Wednesday, September 13, 2006

Hain launches deputy leadership campaign

Peter Hain last night began his bid to succeed John Prescott as deputy leader of the Labour party. Hain spoke of his desire to renew the progressive coalition which swept Labour to power in 1997.

I saw Peter Hain speaking this summer at the GMB congress in Blackpool and was impressed. There was suspicion at the time of Hain's motives for appearing and he was pointedly reminded of this when introduced to the delegates. President Mary Turner asked rhetorically if it was Hain's first address to the GMB. Mr Hain has been a member of the GMB for some 30 years.

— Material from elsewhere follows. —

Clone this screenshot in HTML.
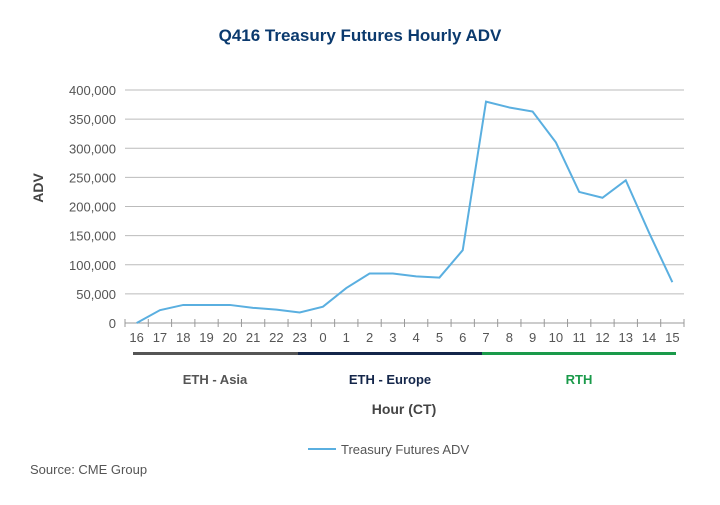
<!DOCTYPE html>
<html><head><meta charset="utf-8"><style>
body{margin:0;background:#fff;font-family:"Liberation Sans",sans-serif}
svg text{font-family:"Liberation Sans",sans-serif}
</style></head><body>
<svg width="720" height="500" viewBox="0 0 720 500">
<text x="360" y="41" text-anchor="middle" font-size="17" font-weight="bold" fill="#0b3a6e">Q416 Treasury Futures Hourly ADV</text>
<g id="grid"></g><g id="yt"></g><g id="xt"></g>
<text transform="translate(43,188) rotate(-90)" text-anchor="middle" font-size="14" font-weight="bold" fill="#444">ADV</text>
<polyline id="line" fill="none" stroke="#5aafe0" stroke-width="2"/>
<rect x="133" y="352" width="165" height="3" fill="#555"/>
<rect x="298" y="352" width="184" height="3" fill="#14264a"/>
<rect x="482" y="352" width="194" height="3" fill="#1a9a4a"/>
<text x="215" y="384" text-anchor="middle" font-size="13" font-weight="bold" fill="#555">ETH - Asia</text>
<text x="390" y="384" text-anchor="middle" font-size="13" font-weight="bold" fill="#14264a">ETH - Europe</text>
<text x="579" y="384" text-anchor="middle" font-size="13" font-weight="bold" fill="#1a9a4a">RTH</text>
<text x="404" y="414" text-anchor="middle" font-size="14" font-weight="bold" fill="#444">Hour (CT)</text>
<line x1="308" y1="449" x2="336" y2="449" stroke="#5aafe0" stroke-width="2"/>
<text x="341" y="454" font-size="13" fill="#555">Treasury Futures ADV</text>
<text x="30" y="474" font-size="13" fill="#555">Source: CME Group</text>
</svg>
<script>
const categories=["16","17","18","19","20","21","22","23","0","1","2","3","4","5","6","7","8","9","10","11","12","13","14","15"];
const values=[0,22000,31000,31000,31000,26000,23000,18000,28000,60000,85000,85000,80000,78000,125000,380000,370000,363000,310000,225000,215000,245000,155000,70000];
const yTicks=[0,50000,100000,150000,200000,250000,300000,350000,400000];
const ns="http://www.w3.org/2000/svg";
const X0=125,X1=684,Y0=323,Y1=90,YMAX=400000;
const bw=(X1-X0)/categories.length;
const xs=i=>X0+bw*(i+0.5);
const ys=v=>Y0-(v/YMAX)*(Y0-Y1);
function mk(t,a,p){const e=document.createElementNS(ns,t);for(const k in a)e.setAttribute(k,a[k]);p.appendChild(e);return e;}
const grid=document.getElementById('grid'),yt=document.getElementById('yt'),xt=document.getElementById('xt');
yTicks.forEach(v=>{
 if(v>0){const l=mk('line',{x1:X0,x2:X1,y1:ys(v),y2:ys(v),stroke:'#bbb','stroke-width':1},grid);
 
 }
 const t=mk('text',{x:116,y:ys(v)+5,'text-anchor':'end','font-size':13,fill:'#555'},yt);
 t.textContent=v.toLocaleString('en-US');
 
 
});
const ax=mk('line',{x1:X0,x2:X1,y1:Y0,y2:Y0,stroke:'#999','stroke-width':1},xt);


for(let i=0;i<=categories.length;i++){const x=X0+bw*i;mk('line',{x1:x,x2:x,y1:Y0-4,y2:Y0+4,stroke:'#999'},xt);}
categories.forEach((c,i)=>{
 const t=mk('text',{x:xs(i),y:Y0+19,'text-anchor':'middle','font-size':13,fill:'#555'},xt);
 t.textContent=c;
 
 
});
document.getElementById('line').setAttribute('points',values.map((v,i)=>xs(i)+','+ys(v)).join(' '));
</script>
</body></html>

Nevertheless, the Northern Ireland Secretary spoke well. He is not the liberal activist he once was. But then he would not be where he is now had his opinions and motivations not changed and matured. This is a man who once received a letter bomb to his door (it failed to explode). Who in 1975 was acquitted at the Old Bailey of his alleged involvement in a bank robbery in Putney. At the time Hain was a vigorous anti-apartheid campaigner and a prominent white South African attracting so much attention abroad was not the sort of attention the ruling administration wanted. It is widely believed that both incidents were orchestrated by the regime to which he was a thorn in the side.

Hain has already made noises which many Labour supporters will find reassuring. He has spoken of his belief in the need for electoral reform; he is willing to consider limits on private sector involvement in the NHS; and he has opposed those who seek to minimise the unions' influence in the party.

Today Alan Johnson has confirmed he will stand for the deputy leadership and with Gordon Brown still the overwhelming favourite to succeed Tony Blair it may enhance Johnson's chances. The thought of a Scottish prime minister and a South African deputy may prove too much for some. Nonetheless, in the current climate of the Labour party, Hain's words may be exactly what many have been hoping for.